▶ _PROBLEM_
From the entries below, please gather each line containing the string "seaborn".

[Begin GIVEN INFORMATION]

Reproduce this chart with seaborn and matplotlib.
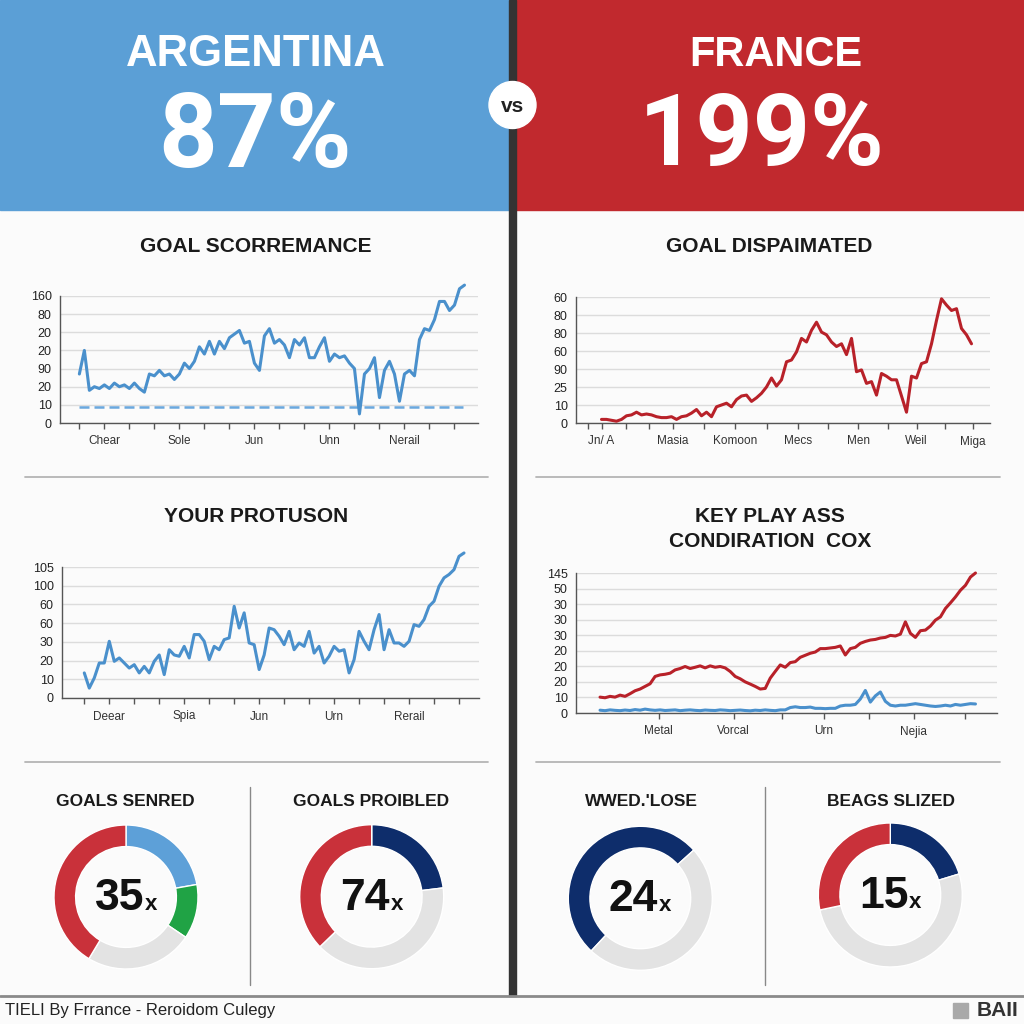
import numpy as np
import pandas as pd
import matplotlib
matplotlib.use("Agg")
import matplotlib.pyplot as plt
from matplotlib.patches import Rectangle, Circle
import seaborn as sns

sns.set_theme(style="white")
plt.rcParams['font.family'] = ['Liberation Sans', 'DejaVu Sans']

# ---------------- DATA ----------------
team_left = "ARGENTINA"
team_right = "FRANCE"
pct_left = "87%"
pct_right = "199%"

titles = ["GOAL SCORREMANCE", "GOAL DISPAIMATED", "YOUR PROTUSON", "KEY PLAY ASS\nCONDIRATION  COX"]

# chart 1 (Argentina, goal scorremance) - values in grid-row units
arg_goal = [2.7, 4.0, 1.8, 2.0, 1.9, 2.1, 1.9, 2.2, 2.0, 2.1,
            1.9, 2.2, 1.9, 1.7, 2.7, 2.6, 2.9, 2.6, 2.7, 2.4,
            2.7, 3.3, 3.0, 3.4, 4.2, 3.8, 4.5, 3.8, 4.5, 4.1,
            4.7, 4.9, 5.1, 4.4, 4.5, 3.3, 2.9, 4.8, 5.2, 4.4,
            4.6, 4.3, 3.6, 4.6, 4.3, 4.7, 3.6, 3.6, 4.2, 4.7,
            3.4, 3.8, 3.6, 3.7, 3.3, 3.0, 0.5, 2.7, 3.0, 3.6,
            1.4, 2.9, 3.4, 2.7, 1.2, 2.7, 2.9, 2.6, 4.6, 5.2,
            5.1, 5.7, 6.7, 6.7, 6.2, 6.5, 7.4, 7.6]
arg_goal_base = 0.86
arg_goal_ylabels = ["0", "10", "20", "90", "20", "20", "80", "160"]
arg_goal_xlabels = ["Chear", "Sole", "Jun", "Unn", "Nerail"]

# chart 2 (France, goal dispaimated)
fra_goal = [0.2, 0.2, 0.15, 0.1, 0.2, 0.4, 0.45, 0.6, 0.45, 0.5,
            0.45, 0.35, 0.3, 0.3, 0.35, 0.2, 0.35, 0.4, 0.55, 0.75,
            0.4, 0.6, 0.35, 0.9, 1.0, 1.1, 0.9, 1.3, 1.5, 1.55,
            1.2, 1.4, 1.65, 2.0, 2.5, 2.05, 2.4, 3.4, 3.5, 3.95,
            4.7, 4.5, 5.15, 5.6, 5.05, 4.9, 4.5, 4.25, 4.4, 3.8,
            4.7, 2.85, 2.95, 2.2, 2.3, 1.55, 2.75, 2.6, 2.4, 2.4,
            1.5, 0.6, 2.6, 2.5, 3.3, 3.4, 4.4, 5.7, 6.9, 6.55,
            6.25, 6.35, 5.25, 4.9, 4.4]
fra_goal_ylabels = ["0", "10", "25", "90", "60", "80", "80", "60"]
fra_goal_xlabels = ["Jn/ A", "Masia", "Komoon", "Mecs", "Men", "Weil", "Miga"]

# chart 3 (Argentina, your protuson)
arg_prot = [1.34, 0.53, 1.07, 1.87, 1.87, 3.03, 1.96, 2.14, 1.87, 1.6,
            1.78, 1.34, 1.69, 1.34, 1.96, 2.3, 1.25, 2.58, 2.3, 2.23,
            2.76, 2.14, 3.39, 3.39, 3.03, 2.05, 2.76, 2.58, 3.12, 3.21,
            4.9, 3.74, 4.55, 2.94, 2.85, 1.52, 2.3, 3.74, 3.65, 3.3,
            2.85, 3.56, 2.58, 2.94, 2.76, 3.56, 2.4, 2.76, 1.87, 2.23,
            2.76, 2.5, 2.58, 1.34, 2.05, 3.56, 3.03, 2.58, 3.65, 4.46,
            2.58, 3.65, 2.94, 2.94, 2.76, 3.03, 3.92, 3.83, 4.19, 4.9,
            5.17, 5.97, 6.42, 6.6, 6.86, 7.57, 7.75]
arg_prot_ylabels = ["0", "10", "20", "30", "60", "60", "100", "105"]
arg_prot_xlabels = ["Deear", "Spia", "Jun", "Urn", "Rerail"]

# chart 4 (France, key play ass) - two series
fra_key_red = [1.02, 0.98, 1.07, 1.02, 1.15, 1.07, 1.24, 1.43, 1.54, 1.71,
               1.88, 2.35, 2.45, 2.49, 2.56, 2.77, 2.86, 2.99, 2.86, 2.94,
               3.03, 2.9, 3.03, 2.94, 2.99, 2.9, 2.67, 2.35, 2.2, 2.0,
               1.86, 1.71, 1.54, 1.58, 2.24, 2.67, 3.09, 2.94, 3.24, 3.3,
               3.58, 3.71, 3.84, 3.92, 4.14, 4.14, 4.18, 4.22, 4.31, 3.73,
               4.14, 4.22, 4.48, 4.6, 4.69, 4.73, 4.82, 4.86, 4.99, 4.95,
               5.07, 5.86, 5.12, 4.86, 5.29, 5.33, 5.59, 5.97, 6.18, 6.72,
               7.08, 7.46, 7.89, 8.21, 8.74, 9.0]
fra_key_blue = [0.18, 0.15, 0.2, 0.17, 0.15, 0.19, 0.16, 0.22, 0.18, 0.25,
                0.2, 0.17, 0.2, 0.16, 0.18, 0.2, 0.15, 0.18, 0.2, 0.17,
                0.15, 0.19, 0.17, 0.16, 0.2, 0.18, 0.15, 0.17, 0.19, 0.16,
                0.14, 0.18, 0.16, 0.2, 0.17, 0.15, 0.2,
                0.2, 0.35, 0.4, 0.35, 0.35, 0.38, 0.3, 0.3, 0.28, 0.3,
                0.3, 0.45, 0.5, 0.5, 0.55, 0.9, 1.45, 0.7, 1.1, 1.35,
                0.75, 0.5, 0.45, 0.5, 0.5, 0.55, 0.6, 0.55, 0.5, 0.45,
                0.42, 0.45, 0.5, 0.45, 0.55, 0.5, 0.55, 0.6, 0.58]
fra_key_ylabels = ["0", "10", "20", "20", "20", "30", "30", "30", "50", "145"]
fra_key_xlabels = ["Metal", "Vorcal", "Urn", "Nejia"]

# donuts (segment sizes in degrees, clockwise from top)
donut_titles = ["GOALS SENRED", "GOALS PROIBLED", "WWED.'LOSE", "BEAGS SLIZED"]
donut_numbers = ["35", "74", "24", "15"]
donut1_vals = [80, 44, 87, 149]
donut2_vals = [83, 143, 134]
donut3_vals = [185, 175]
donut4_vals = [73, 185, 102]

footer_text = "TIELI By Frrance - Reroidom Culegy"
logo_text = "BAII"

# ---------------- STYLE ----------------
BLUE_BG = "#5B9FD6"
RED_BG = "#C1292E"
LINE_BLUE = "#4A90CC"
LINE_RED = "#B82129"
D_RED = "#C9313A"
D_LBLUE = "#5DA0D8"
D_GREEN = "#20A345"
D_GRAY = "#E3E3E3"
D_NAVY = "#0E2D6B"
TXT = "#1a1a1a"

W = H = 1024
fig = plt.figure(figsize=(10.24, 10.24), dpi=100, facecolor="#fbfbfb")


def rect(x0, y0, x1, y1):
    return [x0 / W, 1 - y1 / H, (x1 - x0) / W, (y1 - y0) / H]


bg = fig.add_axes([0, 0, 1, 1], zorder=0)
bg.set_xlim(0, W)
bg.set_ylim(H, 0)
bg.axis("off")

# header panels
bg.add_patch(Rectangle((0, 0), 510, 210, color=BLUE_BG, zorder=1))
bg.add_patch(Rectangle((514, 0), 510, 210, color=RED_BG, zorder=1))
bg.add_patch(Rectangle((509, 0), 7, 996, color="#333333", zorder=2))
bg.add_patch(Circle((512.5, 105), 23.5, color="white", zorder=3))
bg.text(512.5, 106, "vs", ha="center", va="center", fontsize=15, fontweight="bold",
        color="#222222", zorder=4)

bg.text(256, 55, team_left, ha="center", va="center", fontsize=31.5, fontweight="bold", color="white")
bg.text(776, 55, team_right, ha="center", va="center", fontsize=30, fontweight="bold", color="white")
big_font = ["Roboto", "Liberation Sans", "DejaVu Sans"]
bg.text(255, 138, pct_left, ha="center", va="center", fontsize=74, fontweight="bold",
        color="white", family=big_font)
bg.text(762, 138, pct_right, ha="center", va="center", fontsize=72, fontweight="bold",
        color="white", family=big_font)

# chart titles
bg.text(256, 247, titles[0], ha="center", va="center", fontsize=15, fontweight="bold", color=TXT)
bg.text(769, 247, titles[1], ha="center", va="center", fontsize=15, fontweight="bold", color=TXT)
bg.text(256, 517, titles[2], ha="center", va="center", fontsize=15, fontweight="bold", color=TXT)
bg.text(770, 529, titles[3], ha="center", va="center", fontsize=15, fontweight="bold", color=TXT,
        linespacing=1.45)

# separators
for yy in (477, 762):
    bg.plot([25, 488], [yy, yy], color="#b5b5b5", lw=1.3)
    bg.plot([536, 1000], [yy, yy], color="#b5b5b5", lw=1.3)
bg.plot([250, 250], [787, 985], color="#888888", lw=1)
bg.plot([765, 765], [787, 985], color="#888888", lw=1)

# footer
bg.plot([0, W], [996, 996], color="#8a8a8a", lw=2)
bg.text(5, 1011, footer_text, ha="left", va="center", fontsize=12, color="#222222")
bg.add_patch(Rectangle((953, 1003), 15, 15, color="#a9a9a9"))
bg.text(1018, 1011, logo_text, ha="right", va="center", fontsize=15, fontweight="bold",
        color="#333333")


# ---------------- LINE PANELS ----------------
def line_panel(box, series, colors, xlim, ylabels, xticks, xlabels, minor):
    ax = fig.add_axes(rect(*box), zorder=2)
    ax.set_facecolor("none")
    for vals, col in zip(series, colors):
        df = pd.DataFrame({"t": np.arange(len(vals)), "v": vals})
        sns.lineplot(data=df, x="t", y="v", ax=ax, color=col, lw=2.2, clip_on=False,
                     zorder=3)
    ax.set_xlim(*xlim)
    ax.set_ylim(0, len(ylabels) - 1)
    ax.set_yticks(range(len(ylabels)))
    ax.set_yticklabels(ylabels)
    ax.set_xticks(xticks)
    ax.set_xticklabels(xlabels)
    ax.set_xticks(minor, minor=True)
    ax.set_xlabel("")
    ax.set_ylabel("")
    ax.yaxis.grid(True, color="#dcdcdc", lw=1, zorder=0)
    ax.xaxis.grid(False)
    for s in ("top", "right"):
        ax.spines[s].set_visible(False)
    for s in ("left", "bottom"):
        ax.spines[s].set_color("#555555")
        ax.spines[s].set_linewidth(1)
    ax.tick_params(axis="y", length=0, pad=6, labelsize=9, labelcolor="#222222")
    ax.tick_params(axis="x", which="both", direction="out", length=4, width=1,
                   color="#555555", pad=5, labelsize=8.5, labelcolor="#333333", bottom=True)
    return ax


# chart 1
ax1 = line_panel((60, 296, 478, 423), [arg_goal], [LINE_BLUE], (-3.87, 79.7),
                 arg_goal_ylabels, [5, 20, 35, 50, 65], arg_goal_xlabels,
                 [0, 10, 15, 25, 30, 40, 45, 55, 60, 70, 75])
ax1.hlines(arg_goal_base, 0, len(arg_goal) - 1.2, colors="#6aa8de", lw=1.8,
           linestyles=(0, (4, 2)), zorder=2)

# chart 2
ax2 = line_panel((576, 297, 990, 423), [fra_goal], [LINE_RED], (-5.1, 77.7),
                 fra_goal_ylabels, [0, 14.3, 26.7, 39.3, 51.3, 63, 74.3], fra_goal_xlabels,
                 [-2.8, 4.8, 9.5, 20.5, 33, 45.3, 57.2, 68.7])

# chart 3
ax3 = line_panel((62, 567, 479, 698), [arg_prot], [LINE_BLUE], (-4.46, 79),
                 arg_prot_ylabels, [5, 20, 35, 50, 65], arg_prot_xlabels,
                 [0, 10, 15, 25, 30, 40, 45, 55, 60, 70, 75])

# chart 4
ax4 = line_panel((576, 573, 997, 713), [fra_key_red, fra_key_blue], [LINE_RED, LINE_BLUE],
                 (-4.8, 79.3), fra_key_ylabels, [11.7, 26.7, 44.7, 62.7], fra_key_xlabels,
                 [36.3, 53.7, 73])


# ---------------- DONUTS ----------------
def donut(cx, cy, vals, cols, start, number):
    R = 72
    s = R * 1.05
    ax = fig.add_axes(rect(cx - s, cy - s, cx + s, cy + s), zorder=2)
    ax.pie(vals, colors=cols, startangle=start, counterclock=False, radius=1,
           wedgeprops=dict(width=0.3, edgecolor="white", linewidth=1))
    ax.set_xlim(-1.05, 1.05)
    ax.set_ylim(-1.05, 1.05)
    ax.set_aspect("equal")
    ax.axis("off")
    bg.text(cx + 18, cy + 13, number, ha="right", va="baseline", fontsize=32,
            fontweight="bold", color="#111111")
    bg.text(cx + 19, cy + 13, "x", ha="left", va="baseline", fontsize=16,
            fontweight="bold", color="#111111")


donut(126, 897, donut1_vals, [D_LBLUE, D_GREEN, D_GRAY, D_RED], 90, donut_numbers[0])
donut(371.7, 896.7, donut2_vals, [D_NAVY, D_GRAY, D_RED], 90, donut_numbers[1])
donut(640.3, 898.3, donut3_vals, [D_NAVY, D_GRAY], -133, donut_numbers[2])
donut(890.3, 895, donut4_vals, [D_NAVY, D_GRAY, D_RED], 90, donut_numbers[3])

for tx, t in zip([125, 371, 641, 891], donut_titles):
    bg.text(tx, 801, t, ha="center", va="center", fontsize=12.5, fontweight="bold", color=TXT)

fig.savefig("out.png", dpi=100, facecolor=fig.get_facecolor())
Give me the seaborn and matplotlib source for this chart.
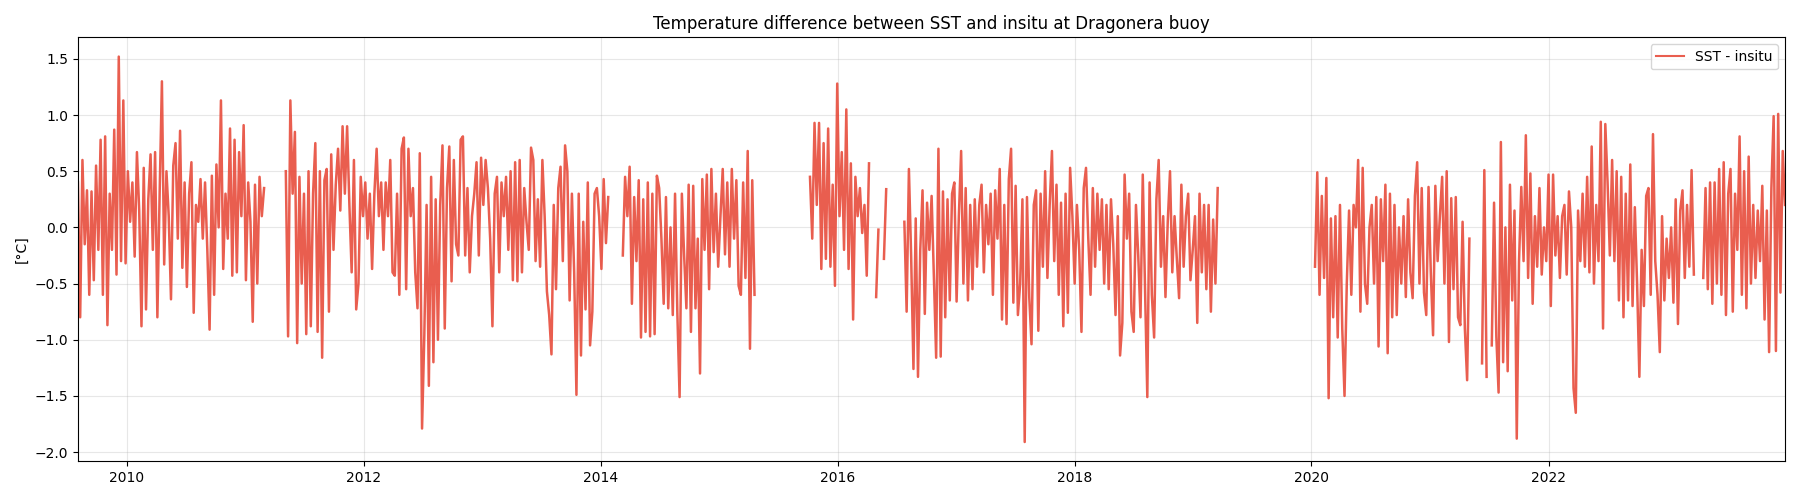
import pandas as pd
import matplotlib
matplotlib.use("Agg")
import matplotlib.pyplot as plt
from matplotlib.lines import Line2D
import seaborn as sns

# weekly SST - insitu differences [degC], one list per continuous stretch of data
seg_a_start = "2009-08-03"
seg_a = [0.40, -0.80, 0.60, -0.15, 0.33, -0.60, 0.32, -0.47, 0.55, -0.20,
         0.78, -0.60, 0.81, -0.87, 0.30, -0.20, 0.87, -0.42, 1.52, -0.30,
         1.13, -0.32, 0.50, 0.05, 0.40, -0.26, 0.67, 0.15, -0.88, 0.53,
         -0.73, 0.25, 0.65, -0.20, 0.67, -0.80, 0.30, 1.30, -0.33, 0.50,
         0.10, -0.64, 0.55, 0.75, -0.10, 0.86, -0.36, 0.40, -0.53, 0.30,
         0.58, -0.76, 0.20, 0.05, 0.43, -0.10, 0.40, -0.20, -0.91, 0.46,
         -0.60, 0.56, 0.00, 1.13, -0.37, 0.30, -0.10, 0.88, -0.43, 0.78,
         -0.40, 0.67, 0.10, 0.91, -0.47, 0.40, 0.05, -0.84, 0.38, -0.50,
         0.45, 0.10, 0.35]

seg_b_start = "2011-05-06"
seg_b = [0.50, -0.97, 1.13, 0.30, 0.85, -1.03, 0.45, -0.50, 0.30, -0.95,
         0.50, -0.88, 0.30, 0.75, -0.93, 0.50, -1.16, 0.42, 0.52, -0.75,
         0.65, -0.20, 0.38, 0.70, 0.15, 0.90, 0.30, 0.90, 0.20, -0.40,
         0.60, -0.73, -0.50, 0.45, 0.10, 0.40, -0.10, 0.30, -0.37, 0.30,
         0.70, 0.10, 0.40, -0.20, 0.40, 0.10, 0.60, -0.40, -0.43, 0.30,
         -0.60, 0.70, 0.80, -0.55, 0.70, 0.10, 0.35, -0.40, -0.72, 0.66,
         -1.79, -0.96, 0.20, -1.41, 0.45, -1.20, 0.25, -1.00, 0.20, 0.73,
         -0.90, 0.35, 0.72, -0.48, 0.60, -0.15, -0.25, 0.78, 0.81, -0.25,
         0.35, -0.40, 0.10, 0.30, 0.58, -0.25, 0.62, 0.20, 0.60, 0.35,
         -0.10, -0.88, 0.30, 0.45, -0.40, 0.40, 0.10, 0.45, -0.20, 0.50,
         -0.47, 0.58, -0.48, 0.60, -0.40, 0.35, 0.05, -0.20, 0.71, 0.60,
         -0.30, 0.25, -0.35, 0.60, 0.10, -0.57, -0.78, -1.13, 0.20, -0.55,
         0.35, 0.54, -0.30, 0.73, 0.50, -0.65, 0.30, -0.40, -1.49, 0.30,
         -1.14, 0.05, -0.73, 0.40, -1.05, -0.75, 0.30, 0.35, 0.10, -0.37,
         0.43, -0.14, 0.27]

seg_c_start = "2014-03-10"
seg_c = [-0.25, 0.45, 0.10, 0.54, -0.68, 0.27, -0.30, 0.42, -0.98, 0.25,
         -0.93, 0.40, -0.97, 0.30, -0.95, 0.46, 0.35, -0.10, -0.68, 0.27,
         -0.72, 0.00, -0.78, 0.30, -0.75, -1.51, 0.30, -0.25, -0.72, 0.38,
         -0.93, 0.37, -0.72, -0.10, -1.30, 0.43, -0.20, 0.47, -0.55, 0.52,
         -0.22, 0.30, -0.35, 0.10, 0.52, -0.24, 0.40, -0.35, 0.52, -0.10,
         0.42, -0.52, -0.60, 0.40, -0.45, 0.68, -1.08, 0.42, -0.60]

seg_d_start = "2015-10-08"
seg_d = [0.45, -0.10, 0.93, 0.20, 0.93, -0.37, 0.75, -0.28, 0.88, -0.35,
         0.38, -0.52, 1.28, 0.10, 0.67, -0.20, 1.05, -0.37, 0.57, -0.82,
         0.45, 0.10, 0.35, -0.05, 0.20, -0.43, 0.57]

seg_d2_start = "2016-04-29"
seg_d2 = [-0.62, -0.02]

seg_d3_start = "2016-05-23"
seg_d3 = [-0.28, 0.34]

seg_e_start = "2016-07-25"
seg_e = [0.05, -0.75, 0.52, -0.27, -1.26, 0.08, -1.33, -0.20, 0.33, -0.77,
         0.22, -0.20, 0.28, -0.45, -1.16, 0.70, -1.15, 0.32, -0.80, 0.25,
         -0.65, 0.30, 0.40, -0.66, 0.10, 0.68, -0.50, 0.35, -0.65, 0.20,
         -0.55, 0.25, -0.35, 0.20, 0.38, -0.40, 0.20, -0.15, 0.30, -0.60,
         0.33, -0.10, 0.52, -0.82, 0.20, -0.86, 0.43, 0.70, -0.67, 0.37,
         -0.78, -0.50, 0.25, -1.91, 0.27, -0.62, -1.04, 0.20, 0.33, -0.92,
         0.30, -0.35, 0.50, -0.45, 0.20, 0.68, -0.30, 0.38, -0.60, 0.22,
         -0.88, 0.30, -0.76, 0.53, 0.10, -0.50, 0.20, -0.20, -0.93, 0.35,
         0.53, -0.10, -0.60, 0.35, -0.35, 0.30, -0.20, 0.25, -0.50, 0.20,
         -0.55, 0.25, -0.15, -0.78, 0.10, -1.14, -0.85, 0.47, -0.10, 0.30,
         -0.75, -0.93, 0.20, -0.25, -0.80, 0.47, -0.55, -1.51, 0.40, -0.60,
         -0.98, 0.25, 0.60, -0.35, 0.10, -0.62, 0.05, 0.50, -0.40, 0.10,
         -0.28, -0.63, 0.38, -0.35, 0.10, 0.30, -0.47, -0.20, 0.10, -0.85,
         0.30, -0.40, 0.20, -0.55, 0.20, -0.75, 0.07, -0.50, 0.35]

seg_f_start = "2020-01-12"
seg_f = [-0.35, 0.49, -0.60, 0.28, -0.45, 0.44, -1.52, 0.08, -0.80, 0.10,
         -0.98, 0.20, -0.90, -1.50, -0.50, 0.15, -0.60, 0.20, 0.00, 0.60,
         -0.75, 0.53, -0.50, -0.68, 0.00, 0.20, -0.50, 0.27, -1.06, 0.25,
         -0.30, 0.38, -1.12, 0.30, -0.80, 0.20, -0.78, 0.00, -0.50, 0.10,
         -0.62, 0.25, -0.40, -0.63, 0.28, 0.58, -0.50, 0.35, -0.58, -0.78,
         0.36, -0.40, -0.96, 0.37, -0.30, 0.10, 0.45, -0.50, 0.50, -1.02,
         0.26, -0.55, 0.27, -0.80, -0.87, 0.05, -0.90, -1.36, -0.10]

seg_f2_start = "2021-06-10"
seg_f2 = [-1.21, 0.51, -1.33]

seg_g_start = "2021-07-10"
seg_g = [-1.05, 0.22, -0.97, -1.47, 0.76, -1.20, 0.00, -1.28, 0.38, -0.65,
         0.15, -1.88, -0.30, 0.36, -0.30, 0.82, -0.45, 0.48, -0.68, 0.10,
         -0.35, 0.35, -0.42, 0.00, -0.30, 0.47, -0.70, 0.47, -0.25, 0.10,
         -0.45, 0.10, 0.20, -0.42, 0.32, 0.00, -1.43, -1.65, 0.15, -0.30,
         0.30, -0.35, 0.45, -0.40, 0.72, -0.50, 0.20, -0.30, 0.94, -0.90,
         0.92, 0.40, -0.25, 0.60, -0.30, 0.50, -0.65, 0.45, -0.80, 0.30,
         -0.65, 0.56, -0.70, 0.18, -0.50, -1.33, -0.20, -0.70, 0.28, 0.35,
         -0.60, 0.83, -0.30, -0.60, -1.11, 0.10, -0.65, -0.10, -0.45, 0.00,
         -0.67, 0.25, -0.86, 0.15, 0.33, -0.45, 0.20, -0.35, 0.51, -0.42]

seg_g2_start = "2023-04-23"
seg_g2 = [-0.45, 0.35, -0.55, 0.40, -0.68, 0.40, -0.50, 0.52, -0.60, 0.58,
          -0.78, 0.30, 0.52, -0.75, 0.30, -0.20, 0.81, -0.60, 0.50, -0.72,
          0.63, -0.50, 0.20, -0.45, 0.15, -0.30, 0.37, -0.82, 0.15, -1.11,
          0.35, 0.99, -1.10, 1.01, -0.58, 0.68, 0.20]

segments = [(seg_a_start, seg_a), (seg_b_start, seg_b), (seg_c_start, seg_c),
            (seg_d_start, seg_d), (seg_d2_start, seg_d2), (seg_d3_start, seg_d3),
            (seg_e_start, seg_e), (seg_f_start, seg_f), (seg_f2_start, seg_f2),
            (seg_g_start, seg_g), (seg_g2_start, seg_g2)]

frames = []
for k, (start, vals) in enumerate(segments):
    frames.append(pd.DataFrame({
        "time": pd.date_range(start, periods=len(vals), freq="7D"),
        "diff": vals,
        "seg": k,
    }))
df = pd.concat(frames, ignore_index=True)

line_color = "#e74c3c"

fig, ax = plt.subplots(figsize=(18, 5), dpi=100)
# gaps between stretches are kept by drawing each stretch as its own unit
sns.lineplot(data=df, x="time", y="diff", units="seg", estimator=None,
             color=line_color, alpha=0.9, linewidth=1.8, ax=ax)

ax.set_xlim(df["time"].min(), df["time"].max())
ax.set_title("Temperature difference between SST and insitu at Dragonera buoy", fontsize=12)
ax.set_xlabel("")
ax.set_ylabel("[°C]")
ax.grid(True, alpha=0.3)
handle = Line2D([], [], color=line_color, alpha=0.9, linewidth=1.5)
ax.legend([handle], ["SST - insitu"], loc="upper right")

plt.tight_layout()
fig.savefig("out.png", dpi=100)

[End GIVEN INFORMATION]

▶ _THE COMPLETED TASK_
Reproduce this chart with seaborn and matplotlib.
import seaborn as sns
Give me the seaborn and matplotlib source for this chart.
import seaborn as sns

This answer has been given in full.